A Ford inventou a indústria automobilística e agora está se reinventando. Acaba de comprar um serviço de vans online chamado Chariot, que opera na região de San Francisco, na Califórnia, e define suas rotas a partir das necessidades dos usuários. Também tornou-se sócia da Motivate, empresa que compartilha bicicletas em onze cidades dos Estados Unidos e em Melbourne, na Austrália.

Há três anos, escutei o então diretor de sustentabilidade da companhia, John Viera, anunciar no Sustainable Brands San Diego que a Ford migraria seu posicionamento estratégico de fabricante de carros e caminhões para uma empresa de mobilidade de pessoas e bens. As primeiras evidências concretas dessa mudança começam a aparecer.

Na semana passada, a Ford anunciou ainda que está criando um time que irá trabalhar com diversas cidades ao redor do mundo, propondo soluções para o trânsito.
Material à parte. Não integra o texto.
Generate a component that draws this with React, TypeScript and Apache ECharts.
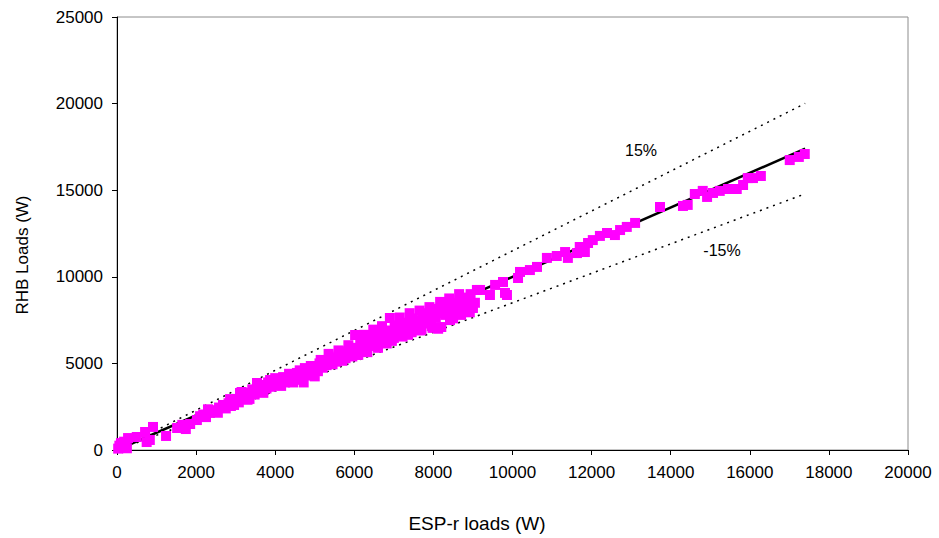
import React, { useEffect, useRef } from "react";
import * as echarts from "echarts";

const xTicks = [0, 2000, 4000, 6000, 8000, 10000, 12000, 14000, 16000, 18000, 20000];
const yTicks = [0, 5000, 10000, 15000, 20000, 25000];

// ESP-r loads (W), RHB loads (W)
const lowPoints: [number, number][] = [
  [30, 80], [60, 250], [100, 400], [140, 150], [180, 480], [220, 300], [250, 100],
  [280, 690], [500, 750], [710, 1040], [750, 460], [830, 580], [910, 1330], [1240, 810],
  [1520, 1270], [1740, 1210], [1650, 1450], [1850, 1500],
];
const bandPoints: [number, number][] = [
  [2020, 1730], [2100, 1950], [2180, 2050], [2250, 1900], [2350, 2140], [2420, 2300], [2500, 2200],
  [2580, 2450], [2680, 2600], [2750, 2400], [2820, 2700], [2900, 2850], [2960, 2600],
  [3020, 2950], [3080, 2750], [3110, 3290], [3180, 3050], [3250, 3150], [3300, 2900], [3380, 3300],
  [3420, 3500], [3480, 3200], [3540, 3870], [3560, 3400], [3620, 3600], [3680, 3350], [3720, 3750],
  [3780, 3550], [3820, 3900], [3870, 4040], [3900, 3650], [3960, 3800],
  [4020, 3950], [4080, 3750], [4120, 4100], [4200, 4210], [4250, 3900], [4310, 4150], [4380, 4000],
  [4420, 4350], [4480, 4150], [4550, 4450], [4600, 4200], [4650, 4050], [4700, 4400], [4750, 4730],
  [4800, 4300], [4850, 4550], [4900, 4650], [4960, 4400],
  [5020, 4800], [5080, 4550], [5120, 5000], [5200, 4750], [5260, 5100], [5300, 4900], [5380, 5250],
  [5420, 5000], [5480, 5350], [5550, 5100], [5600, 5450], [5650, 5250], [5720, 5600], [5780, 5300],
  [5820, 5700], [5880, 5450], [5940, 5850], [5980, 5600],
  [6040, 5500], [6080, 5900], [6150, 6100], [6200, 5700], [6250, 6300], [6300, 5900], [6350, 6450],
  [6400, 6100], [6450, 6600], [6500, 6250], [6560, 6000], [6620, 6500], [6680, 6200], [6720, 6750],
  [6780, 6400], [6840, 6900], [6900, 6600], [6950, 6300],
  [7020, 7050], [7080, 6700], [7120, 7200], [7180, 6900], [7250, 7350], [7300, 7000], [7360, 6650],
  [7420, 7300], [7480, 7600], [7540, 7100], [7600, 7450], [7660, 6900], [7720, 7700], [7780, 7300],
  [7840, 7900], [7900, 7500], [7960, 7150],
  [8020, 8150], [8060, 7650], [8120, 7000], [8180, 7900], [8250, 8300], [8300, 7800], [8380, 8100],
  [8420, 7500], [8480, 8500], [8550, 8200], [8600, 7900], [8660, 8650], [8720, 8400], [8750, 8150],
  [8800, 8800], [8860, 8550], [8920, 7950], [8940, 9000],
];
const bandEdgePoints: [number, number][] = [
  [2300, 2350], [2550, 2150], [2860, 2940], [2880, 2540], [3150, 3350], [3350, 2950], [3600, 3750],
  [3700, 3300], [4000, 4150], [4150, 3700], [4350, 4400], [4450, 3900], [4620, 4600], [4720, 3900],
  [4900, 4850], [5000, 4250], [5150, 5200], [5230, 4900], [5350, 5550], [5450, 4950], [5600, 5750],
  [5700, 5150], [5850, 6050], [5950, 5400], [6020, 6640], [6100, 5490], [6250, 6650], [6330, 5650],
  [6480, 6950], [6600, 5900], [6700, 7150], [6820, 6150], [6900, 7620], [7000, 6470], [7150, 7650],
  [7220, 6550], [7400, 7900], [7450, 6800], [7650, 8050], [7700, 6950], [7900, 8250], [7980, 7050],
  [8170, 8550], [8200, 7100], [8400, 8750], [8500, 7600], [8650, 9000], [8700, 7800], [9100, 9240],
  [9050, 8500],
];
const highPoints: [number, number][] = [
  [9000, 8200], [9180, 9240], [9430, 8950], [9560, 9530], [9760, 9700], [9810, 9070], [9860, 8950],
  [10140, 9930], [10190, 10280], [10440, 10390], [10620, 10570], [10870, 11090], [11120, 11200],
  [11330, 11430], [11400, 11090], [11630, 11370], [11700, 11720], [11830, 11430], [11910, 11950],
  [12030, 12120], [12210, 12360], [12390, 12530], [12590, 12410], [12720, 12700], [12890, 12880],
  [13100, 13110], [13730, 14030], [14310, 14090], [14430, 14150], [14610, 14780], [14810, 14960],
  [14920, 14610], [15070, 14840], [15240, 14960], [15450, 15070], [15670, 15070], [15830, 15300],
  [15950, 15700], [16080, 15700], [16280, 15820], [17010, 16740], [17240, 16920], [17390, 17090],
];
const scatterData = [...lowPoints, ...bandPoints, ...bandEdgePoints, ...highPoints];

const equalLine: [number, number][] = [[0, 0], [17400, 17400]];
const plus15Line: [number, number][] = [[0, 0], [17400, 20010]];
const minus15Line: [number, number][] = [[0, 0], [17400, 14790]];

const FONT = "'Liberation Sans', Arial, sans-serif";

export default function App() {
  const ref = useRef<HTMLDivElement>(null);
  useEffect(() => {
    if (!ref.current) return;
    const chart = echarts.init(ref.current, undefined, { renderer: "svg" });
    chart.setOption({
      animation: false,
      backgroundColor: "#fff",
      textStyle: { fontFamily: FONT },
      grid: {
        left: 117, top: 17, right: 31, bottom: 88,
        show: true, borderColor: "#8c8c8c", borderWidth: 1, backgroundColor: "transparent",
      },
      xAxis: {
        type: "value", min: xTicks[0], max: xTicks[xTicks.length - 1], interval: 2000,
        axisLine: { show: true, lineStyle: { color: "#000", width: 1 } },
        axisTick: { show: true, inside: false, length: 5, lineStyle: { color: "#000" } },
        axisLabel: { color: "#000", fontSize: 17, fontFamily: FONT, margin: 14, formatter: (v: number) => String(v) },
        splitLine: { show: false },
      },
      yAxis: {
        type: "value", min: yTicks[0], max: yTicks[yTicks.length - 1], interval: 5000,
        axisLine: { show: true, lineStyle: { color: "#000", width: 1 } },
        axisTick: { show: true, inside: false, length: 5, lineStyle: { color: "#000" } },
        axisLabel: { color: "#000", fontSize: 17, fontFamily: FONT, margin: 14, formatter: (v: number) => String(v) },
        splitLine: { show: false },
      },
      series: [
        {
          type: "line", data: plus15Line, symbol: "none", z: 2,
          lineStyle: { color: "#000", width: 1.5, type: [2, 5] },
        },
        {
          type: "line", data: minus15Line, symbol: "none", z: 2,
          lineStyle: { color: "#000", width: 1.5, type: [2, 5] },
        },
        {
          type: "line", data: equalLine, symbol: "none", z: 3,
          lineStyle: { color: "#000", width: 2.5 },
        },
        {
          type: "scatter", data: scatterData, symbol: "rect", symbolSize: 10, z: 5,
          itemStyle: { color: "#ff00ff", opacity: 1 },
        },
      ],
      graphic: [
        {
          type: "text", x: 477, y: 523,
          style: { text: "ESP-r loads (W)", fontSize: 19, fontFamily: FONT, fill: "#000", align: "center", verticalAlign: "middle" },
        },
        {
          type: "text", x: 22, y: 255, rotation: Math.PI / 2,
          style: { text: "RHB Loads (W)", fontSize: 17, fontFamily: FONT, fill: "#000", align: "center", verticalAlign: "middle" },
        },
        {
          type: "text", x: 641, y: 150,
          style: { text: "15%", fontSize: 16, fontFamily: FONT, fill: "#000", align: "center", verticalAlign: "middle" },
        },
        {
          type: "text", x: 722, y: 250,
          style: { text: "-15%", fontSize: 16, fontFamily: FONT, fill: "#000", align: "center", verticalAlign: "middle" },
        },
      ],
    });
    return () => chart.dispose();
  }, []);
  return <div ref={ref} style={{ width: 939, height: 538, position: "absolute", left: 0, top: 0 }} />;
}
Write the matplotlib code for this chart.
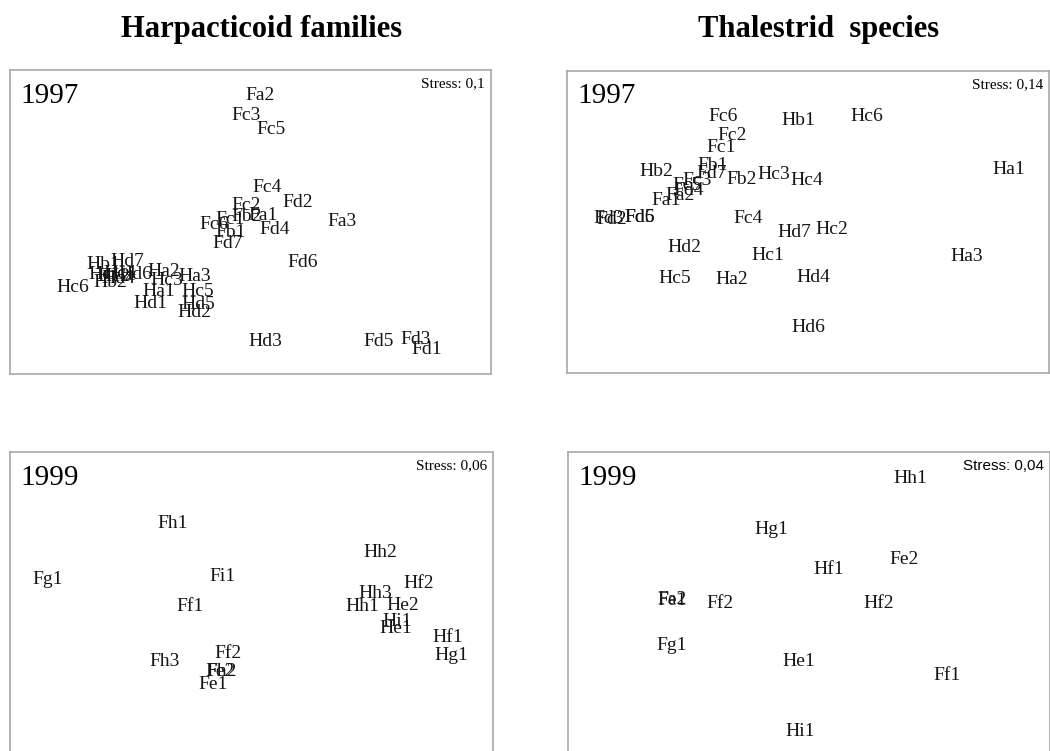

Em março, a companhia já havia criado a Ford Smart Mobility, subsidiária localizada no Vale do Silício, dedicada a  investir em startups promissoras que explorem novas soluções de transporte.

O CEO Mark Fields reconhece o óbvio: cidades congestionadas afetam o principal negócio da companhia e, portanto, em vez de simplesmente tentar vender mais carros, o lógico é tornar-se parte da solução e buscar alternativas para o trânsito nas metrópoles.

É importante enfatizar que essa não deve ser encarada como uma decisão compensativa ou paliativa da Ford ou de qualquer dos demais fabricantes de automóveis. Trata-se de uma mudança estratégica para a sobrevivência do negócio. Do contrário, a sociedade se encarregará de estabelecer limites, seja por meio de decisões de consumo, seja por maior regulação.

Esse é o motivo pelo qual relativizo as notícias recorrentes de encolhimento da indústria automobilística no Brasil ou em qualquer outra parte do mundo. No curto prazo, é verdade, há perdas importantes na atividade produtiva e na geração de emprego.

Um olhar mais ampliado, porém, nos permite entender que essa é uma conta parcial e incompleta, pois não considera todos os impactos ambientais e sociais da produção e do uso dos automóveis: a poluição ambiental, a perda de dinheiro em congestionamentos, a demanda por mais infraestrutura viária, os custos da saúde e da violência no trânsito etc. Na matemática vigente, os ganhos ficam do lado privado e as perdas pertencem ao público, em última análise, à sociedade.

Claro, sempre precisaremos de transporte, mas de um transporte inteligente, que atenda às necessidades das pessoas e das cidades, que contribua para a qualidade de vida, em vez de prejudicá-la.

Essa é uma dimensão de política pública na qual ainda estamos engatinhando no Brasil. Um exemplo gritante recente foram as constantes medidas do Governo Federal de redução de IPI da indústria automobilística para promover o aquecimento da economia, colocando milhões de carros nas ruas das grandes cidades brasileiras e deixando prefeitos, muitas vezes aliados, descascarem o abacaxi da mobilidade urbana.

Vamos acompanhar esse movimento da Ford, torcendo para que ele tenha consistência e se aprofunde. Também é bom aguardar como essa estratégia vai se desdobrar por aqui. Afinal, a indústria automobilística também é pródiga em ter maravilhosas estratégias na matriz e operações predatórias nos países distantes – entre eles, o Brasil.